#### Exercise description:
Exactly retype the lines from the top of the data through the line containing "ΦΑΡΜΑΚΩΝ ΑΝΑ ΧΡΟΝΙΑ</text>", leaving out every picture.

#### Collected data:

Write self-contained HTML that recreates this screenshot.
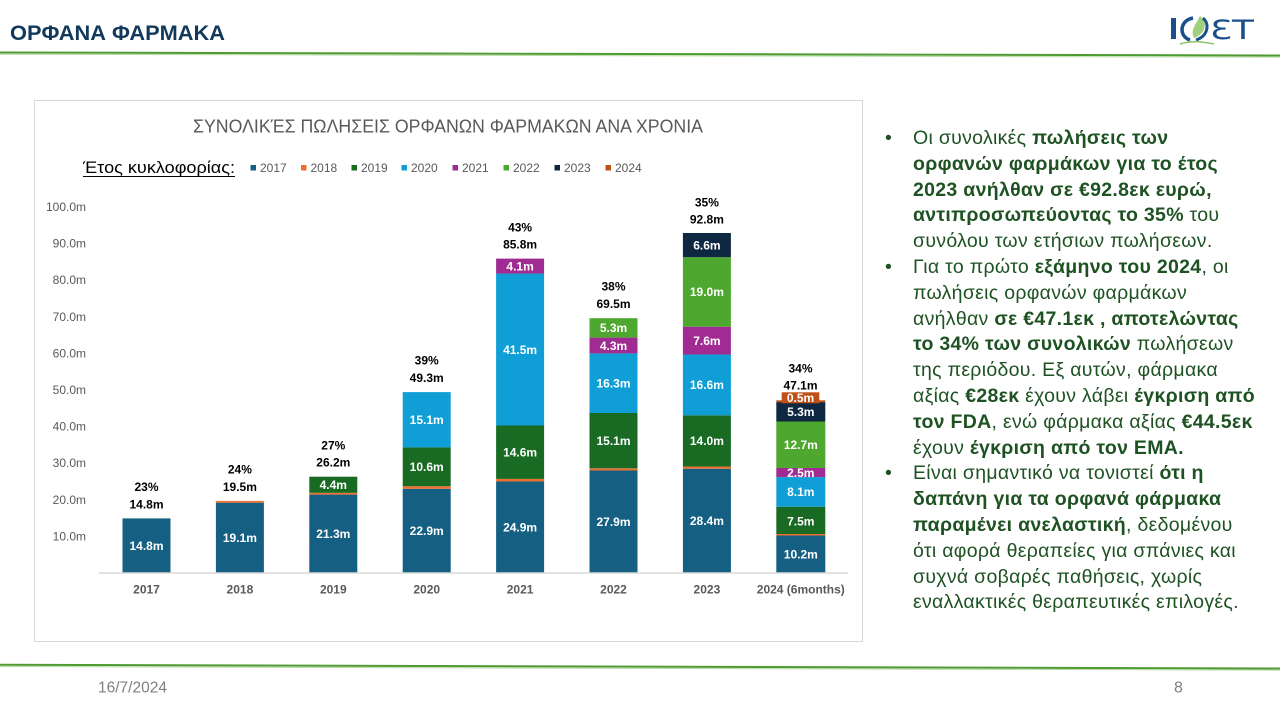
<!DOCTYPE html>
<html>
<head>
<meta charset="utf-8">
<style>
  html,body{margin:0;padding:0;background:#fff;}
  body{width:1280px;height:720px;position:relative;overflow:hidden;font-family:"Liberation Sans","DejaVu Sans",sans-serif;}
  #svg{position:absolute;left:0;top:0;}
  .txt{position:absolute;left:913px;top:126px;font-family:"Liberation Sans","DejaVu Sans",sans-serif;font-size:19.5px;letter-spacing:0.3px;line-height:25.8px;color:#1e5222;}
  .txt div{white-space:nowrap;position:relative;height:25.8px;}
  .txt b{font-weight:bold;}
  .bul{position:absolute;left:-28px;top:0;}
</style>
</head>
<body>
<svg id="svg" width="1280" height="720" viewBox="0 0 1280 720" xmlns="http://www.w3.org/2000/svg">
  <!-- header -->
  <text x="10" y="40" font-family="Liberation Sans, sans-serif" font-weight="bold" font-size="21" fill="#12395b" textLength="215" lengthAdjust="spacingAndGlyphs">ΟΡΦΑΝΑ ΦΑΡΜΑΚΑ</text>
  <line x1="0" y1="52.5" x2="1280" y2="55.5" stroke="#4e9a33" stroke-width="2"/>
  <line x1="0" y1="54.2" x2="1280" y2="57.2" stroke="#b5dba0" stroke-width="1"/>

  <!-- logo -->
  <g>
    <rect x="1171" y="18" width="5" height="21" fill="#1a4f8b"/>
    <path d="M1193 18 C1180 20 1178 36 1190 40" fill="none" stroke="#1a4f8b" stroke-width="3.5"/>
    <path d="M1194 38 C1206 34 1208 22 1200 16 C1196 24 1190 30 1194 38 Z" fill="#9fd07f"/>
    <path d="M1196 40 C1208 36 1210 24 1203 18" fill="none" stroke="#1a4f8b" stroke-width="3"/>
    <path d="M1180 44 C1192 40 1204 42 1214 44" fill="none" stroke="#8cc56a" stroke-width="1.5"/>
    <text x="1210" y="39" font-family="DejaVu Sans, sans-serif" font-size="27" fill="#1a4f8b" textLength="44" lengthAdjust="spacingAndGlyphs">ƐT</text>
  </g>

  <!-- chart panel -->
  <rect x="34.5" y="100.5" width="828" height="541" fill="#fff" stroke="#d9d9d9" stroke-width="1"/>

  <text x="448" y="132.5" text-anchor="middle" font-family="Liberation Sans, sans-serif" font-size="18" fill="#595959" textLength="510" lengthAdjust="spacingAndGlyphs">ΣΥΝΟΛΙΚΈΣ ΠΩΛΗΣΕΙΣ ΟΡΦΑΝΩΝ ΦΑΡΜΑΚΩΝ ΑΝΑ ΧΡΟΝΙΑ</text>

  <!-- legend -->
  <text x="83" y="173" font-family="Liberation Sans, sans-serif" font-size="17" fill="#000" textLength="152" lengthAdjust="spacingAndGlyphs">Έτος κυκλοφορίας:</text>
  <line x1="83" y1="176.5" x2="235" y2="176.5" stroke="#000" stroke-width="1"/>
  <g font-family="Liberation Sans, sans-serif" font-size="12" fill="#595959">
    <rect x="250.5" y="165" width="5.5" height="5.5" fill="#156082"/><text x="260" y="172">2017</text>
    <rect x="301" y="165" width="5.5" height="5.5" fill="#e97132"/><text x="310.5" y="172">2018</text>
    <rect x="351.5" y="165" width="5.5" height="5.5" fill="#196b24"/><text x="361" y="172">2019</text>
    <rect x="401.5" y="165" width="5.5" height="5.5" fill="#0f9ed5"/><text x="411" y="172">2020</text>
    <rect x="452.5" y="165" width="5.5" height="5.5" fill="#a02b93"/><text x="462" y="172">2021</text>
    <rect x="503.5" y="165" width="5.5" height="5.5" fill="#4ea72e"/><text x="513" y="172">2022</text>
    <rect x="554.5" y="165" width="5.5" height="5.5" fill="#0e2841"/><text x="564" y="172">2023</text>
    <rect x="605.5" y="165" width="5.5" height="5.5" fill="#c04f15"/><text x="615" y="172">2024</text>
  </g>

  <!-- y axis labels -->
  <g font-family="Liberation Sans, sans-serif" font-size="12" fill="#595959" text-anchor="end">
    <text x="86" y="211">100.0m</text>
    <text x="86" y="247.5">90.0m</text>
    <text x="86" y="284.2">80.0m</text>
    <text x="86" y="320.8">70.0m</text>
    <text x="86" y="357.4">60.0m</text>
    <text x="86" y="394">50.0m</text>
    <text x="86" y="430.6">40.0m</text>
    <text x="86" y="467.2">30.0m</text>
    <text x="86" y="503.8">20.0m</text>
    <text x="86" y="540.4">10.0m</text>
  </g>

  <!-- bars -->
  <rect x="122.5" y="518.4" width="48" height="54.2" fill="#156082"/>
  <rect x="215.9" y="502.7" width="48" height="69.9" fill="#156082"/>
  <rect x="215.9" y="500.9" width="48" height="1.8" fill="#e97132"/>
  <rect x="309.3" y="494.6" width="48" height="78" fill="#156082"/>
  <rect x="309.3" y="492.8" width="48" height="1.8" fill="#e97132"/>
  <rect x="309.3" y="476.7" width="48" height="16.1" fill="#196b24"/>
  <rect x="402.7" y="488.8" width="48" height="83.8" fill="#156082"/>
  <rect x="402.7" y="486.2" width="48" height="2.6" fill="#e97132"/>
  <rect x="402.7" y="447.4" width="48" height="38.8" fill="#196b24"/>
  <rect x="402.7" y="392.1" width="48" height="55.3" fill="#0f9ed5"/>
  <rect x="496.1" y="481.5" width="48" height="91.1" fill="#156082"/>
  <rect x="496.1" y="478.9" width="48" height="2.6" fill="#e97132"/>
  <rect x="496.1" y="425.5" width="48" height="53.4" fill="#196b24"/>
  <rect x="496.1" y="273.6" width="48" height="151.9" fill="#0f9ed5"/>
  <rect x="496.1" y="258.6" width="48" height="15" fill="#a02b93"/>
  <rect x="589.5" y="470.5" width="48" height="102.1" fill="#156082"/>
  <rect x="589.5" y="468.3" width="48" height="2.2" fill="#e97132"/>
  <rect x="589.5" y="413" width="48" height="55.3" fill="#196b24"/>
  <rect x="589.5" y="353.4" width="48" height="59.6" fill="#0f9ed5"/>
  <rect x="589.5" y="337.6" width="48" height="15.8" fill="#a02b93"/>
  <rect x="589.5" y="318.2" width="48" height="19.4" fill="#4ea72e"/>
  <rect x="682.9" y="468.7" width="48" height="103.9" fill="#156082"/>
  <rect x="682.9" y="466.5" width="48" height="2.2" fill="#e97132"/>
  <rect x="682.9" y="415.3" width="48" height="51.2" fill="#196b24"/>
  <rect x="682.9" y="354.5" width="48" height="60.8" fill="#0f9ed5"/>
  <rect x="682.9" y="326.7" width="48" height="27.8" fill="#a02b93"/>
  <rect x="682.9" y="257.2" width="48" height="69.5" fill="#4ea72e"/>
  <rect x="682.9" y="233" width="48" height="24.2" fill="#0e2841"/>
  <rect x="776.3" y="535.3" width="49" height="37.3" fill="#156082"/>
  <rect x="776.3" y="534" width="49" height="1.5" fill="#e97132"/>
  <rect x="776.3" y="506.7" width="49" height="27.3" fill="#196b24"/>
  <rect x="776.3" y="477.1" width="49" height="29.6" fill="#0f9ed5"/>
  <rect x="776.3" y="468" width="49" height="9.1" fill="#a02b93"/>
  <rect x="776.3" y="421.5" width="49" height="46.5" fill="#4ea72e"/>
  <rect x="776.3" y="402.1" width="49" height="19.4" fill="#0e2841"/>
  <rect x="776.3" y="400.3" width="49" height="1.8" fill="#c04f15"/>
  <rect x="781.7" y="392.3" width="37.6" height="11" fill="#c04f15"/>

  <!-- axis line -->
  <line x1="99" y1="573" x2="848" y2="573" stroke="#d9d9d9" stroke-width="1.5"/>

  <!-- segment labels -->
  <g font-family="Liberation Sans, sans-serif" font-size="12" font-weight="bold" fill="#fff" text-anchor="middle">
    <text x="146.5" y="550">14.8m</text>
    <text x="239.9" y="542">19.1m</text>
    <text x="333.3" y="538">21.3m</text>
    <text x="333.3" y="489">4.4m</text>
    <text x="426.7" y="535">22.9m</text>
    <text x="426.7" y="471.1">10.6m</text>
    <text x="426.7" y="424.1">15.1m</text>
    <text x="520.1" y="531.3">24.9m</text>
    <text x="520.1" y="456.5">14.6m</text>
    <text x="520.1" y="353.9">41.5m</text>
    <text x="520.1" y="270.4">4.1m</text>
    <text x="613.5" y="525.8">27.9m</text>
    <text x="613.5" y="445">15.1m</text>
    <text x="613.5" y="387.5">16.3m</text>
    <text x="613.5" y="349.8">4.3m</text>
    <text x="613.5" y="332.2">5.3m</text>
    <text x="706.9" y="524.9">28.4m</text>
    <text x="706.9" y="445.2">14.0m</text>
    <text x="706.9" y="389.2">16.6m</text>
    <text x="706.9" y="344.9">7.6m</text>
    <text x="706.9" y="296.2">19.0m</text>
    <text x="706.9" y="249.4">6.6m</text>
    <text x="800.8" y="558.3">10.2m</text>
    <text x="800.8" y="525.3">7.5m</text>
    <text x="800.8" y="496.2">8.1m</text>
    <text x="800.8" y="476.8">2.5m</text>
    <text x="800.8" y="449">12.7m</text>
    <text x="800.8" y="416.1">5.3m</text>
    <text x="800.5" y="402.1">0.5m</text>
  </g>

  <!-- totals -->
  <g font-family="Liberation Sans, sans-serif" font-size="12" font-weight="bold" fill="#000" text-anchor="middle">
    <text x="146.5" y="491">23%</text><text x="146.5" y="508.3">14.8m</text>
    <text x="239.9" y="473.6">24%</text><text x="239.9" y="491">19.5m</text>
    <text x="333.3" y="449.3">27%</text><text x="333.3" y="466.5">26.2m</text>
    <text x="426.7" y="364.3">39%</text><text x="426.7" y="381.8">49.3m</text>
    <text x="520.1" y="231.5">43%</text><text x="520.1" y="248.5">85.8m</text>
    <text x="613.5" y="290.5">38%</text><text x="613.5" y="308">69.5m</text>
    <text x="706.9" y="206.3">35%</text><text x="706.9" y="223.5">92.8m</text>
    <text x="800.5" y="372.6">34%</text><text x="800.5" y="389.3">47.1m</text>
  </g>

  <!-- x labels -->
  <g font-family="Liberation Sans, sans-serif" font-size="12" font-weight="bold" fill="#595959" text-anchor="middle">
    <text x="146.5" y="593.5">2017</text>
    <text x="239.9" y="593.5">2018</text>
    <text x="333.3" y="593.5">2019</text>
    <text x="426.7" y="593.5">2020</text>
    <text x="520.1" y="593.5">2021</text>
    <text x="613.5" y="593.5">2022</text>
    <text x="706.9" y="593.5">2023</text>
    <text x="800.8" y="593.5">2024 (6months)</text>
  </g>

  <!-- footer -->
  <line x1="0" y1="664.8" x2="1280" y2="668.5" stroke="#4e9a33" stroke-width="2"/>
  <line x1="0" y1="666.5" x2="1280" y2="670.2" stroke="#b5dba0" stroke-width="1"/>
  <text x="98" y="692.5" font-family="Liberation Sans, sans-serif" font-size="16" fill="#7f7f7f" textLength="69" lengthAdjust="spacingAndGlyphs">16/7/2024</text>
  <text x="1174" y="692.5" font-family="Liberation Sans, sans-serif" font-size="16" fill="#7f7f7f">8</text>
</svg>

<div class="txt">
  <div><span class="bul">•</span>Οι συνολικές <b>πωλήσεις των</b></div>
  <div><b>ορφανών φαρμάκων για το έτος</b></div>
  <div><b>2023 ανήλθαν σε €92.8εκ ευρώ,</b></div>
  <div><b>αντιπροσωπεύοντας το 35%</b> του</div>
  <div>συνόλου των ετήσιων πωλήσεων.</div>
  <div><span class="bul">•</span>Για το πρώτο <b>εξάμηνο του 2024</b>, οι</div>
  <div>πωλήσεις ορφανών φαρμάκων</div>
  <div>ανήλθαν <b>σε €47.1εκ , αποτελώντας</b></div>
  <div><b>το 34% των συνολικών</b> πωλήσεων</div>
  <div>της περιόδου. Εξ αυτών, φάρμακα</div>
  <div>αξίας <b>€28εκ</b> έχουν λάβει <b>έγκριση από</b></div>
  <div><b>τον FDA</b>, ενώ φάρμακα αξίας <b>€44.5εκ</b></div>
  <div>έχουν <b>έγκριση από τον EMA.</b></div>
  <div><span class="bul">•</span>Είναι σημαντικό να τονιστεί <b>ότι η</b></div>
  <div><b>δαπάνη για τα ορφανά φάρμακα</b></div>
  <div><b>παραμένει ανελαστική</b>, δεδομένου</div>
  <div>ότι αφορά θεραπείες για σπάνιες και</div>
  <div>συχνά σοβαρές παθήσεις, χωρίς</div>
  <div>εναλλακτικές θεραπευτικές επιλογές.</div>
</div>
</body>
</html>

#### Exercise response:
Write self-contained HTML that recreates this screenshot.
<!DOCTYPE html>
<html>
<head>
<meta charset="utf-8">
<style>
  html,body{margin:0;padding:0;background:#fff;}
  body{width:1280px;height:720px;position:relative;overflow:hidden;font-family:"Liberation Sans","DejaVu Sans",sans-serif;}
  #svg{position:absolute;left:0;top:0;}
  .txt{position:absolute;left:913px;top:126px;font-family:"Liberation Sans","DejaVu Sans",sans-serif;font-size:19.5px;letter-spacing:0.3px;line-height:25.8px;color:#1e5222;}
  .txt div{white-space:nowrap;position:relative;height:25.8px;}
  .txt b{font-weight:bold;}
  .bul{position:absolute;left:-28px;top:0;}
</style>
</head>
<body>
<svg id="svg" width="1280" height="720" viewBox="0 0 1280 720" xmlns="http://www.w3.org/2000/svg">
  <!-- header -->
  <text x="10" y="40" font-family="Liberation Sans, sans-serif" font-weight="bold" font-size="21" fill="#12395b" textLength="215" lengthAdjust="spacingAndGlyphs">ΟΡΦΑΝΑ ΦΑΡΜΑΚΑ</text>
  <line x1="0" y1="52.5" x2="1280" y2="55.5" stroke="#4e9a33" stroke-width="2"/>
  <line x1="0" y1="54.2" x2="1280" y2="57.2" stroke="#b5dba0" stroke-width="1"/>

  <!-- logo -->
  <g>
    <rect x="1171" y="18" width="5" height="21" fill="#1a4f8b"/>
    <path d="M1193 18 C1180 20 1178 36 1190 40" fill="none" stroke="#1a4f8b" stroke-width="3.5"/>
    <path d="M1194 38 C1206 34 1208 22 1200 16 C1196 24 1190 30 1194 38 Z" fill="#9fd07f"/>
    <path d="M1196 40 C1208 36 1210 24 1203 18" fill="none" stroke="#1a4f8b" stroke-width="3"/>
    <path d="M1180 44 C1192 40 1204 42 1214 44" fill="none" stroke="#8cc56a" stroke-width="1.5"/>
    <text x="1210" y="39" font-family="DejaVu Sans, sans-serif" font-size="27" fill="#1a4f8b" textLength="44" lengthAdjust="spacingAndGlyphs">ƐT</text>
  </g>

  <!-- chart panel -->
  <rect x="34.5" y="100.5" width="828" height="541" fill="#fff" stroke="#d9d9d9" stroke-width="1"/>

  <text x="448" y="132.5" text-anchor="middle" font-family="Liberation Sans, sans-serif" font-size="18" fill="#595959" textLength="510" lengthAdjust="spacingAndGlyphs">ΣΥΝΟΛΙΚΈΣ ΠΩΛΗΣΕΙΣ ΟΡΦΑΝΩΝ ΦΑΡΜΑΚΩΝ ΑΝΑ ΧΡΟΝΙΑ</text>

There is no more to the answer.